Straight to gay, back again?

Dear GDE

I went down the whole marriage and children route, but when I reached my mid 40s I couldn’t hack the charade any more,the marriage ended without much of a murmur, our children were at college and independent, and took the divorce well and my ex wife and I stayed friends even bought houses on the same street.

For the first few years I enjoyed all the gay sex and hi-jinx I could get and had a couple of short lived relationships, I  really felt good about myself.

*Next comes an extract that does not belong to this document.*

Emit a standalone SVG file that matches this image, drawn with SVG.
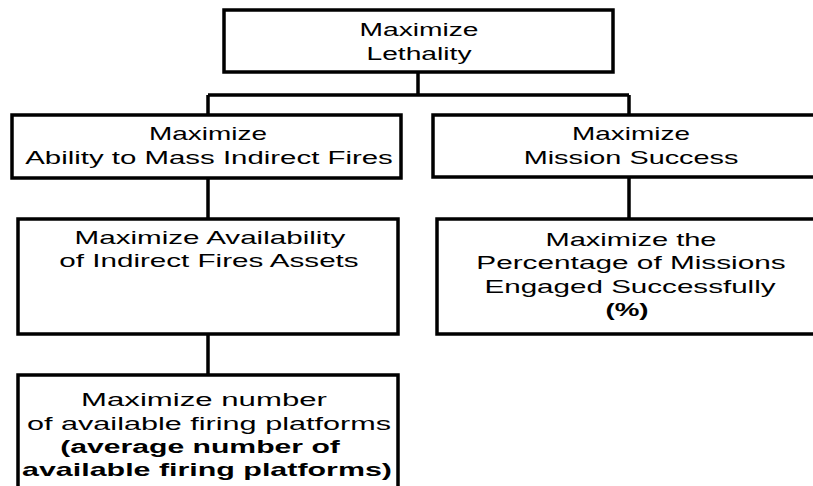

Now I’m in my late 50s and the shine has worn off, my ex wife had remarried but is now widowed. Over the last couple of years we seem to spend so much more time together.  We are now grandparents and attend family events together, I feel like we are a proper couple, something that has eluded me for so long and I didn’t think was possible.

My libido has waned and I don’t feel the desire to be on the merry go round of random sex encounters, all I want it companionship and last night my ex wife admitted she always thought of us as soul mates, she kissed me good night and I felt that spark, something that I thought had gone so many years ago.

I feel very challenged, I haven’t been with a man for over a year and don’t miss it, what I miss is my wife and the simple pleasure of being together.  Do people go from straight to gay and back again?

David H

 

David

There is nothing wrong in what you are experiencing, you can be gay and have a woman as a soul mate, it doesn’t mean that you have to re-marry and go down the whole domesticity route.  If you are content then go with it.  

Many people go through the gay party circuit route, enjoy the wild adventures and the sexual exploits and then discover new interests, it’s very rare we do the same thing all the time we all evolve and try new things.  

Yes when there is uncertainty there is a desire to go back to an old flame to try and rekindle the previous magic and comfort, and this rarely works, when a relationship ends there is a reason.  However in your situation you have remained friends with your wife after the break up so the friendship is strong, you have shared family commitments so it is natural to feel the way you do, and there is nothing wrong in that.  Your sexuality is yours and yours alone, do not feel you have to be dictated to about how you want to live your life.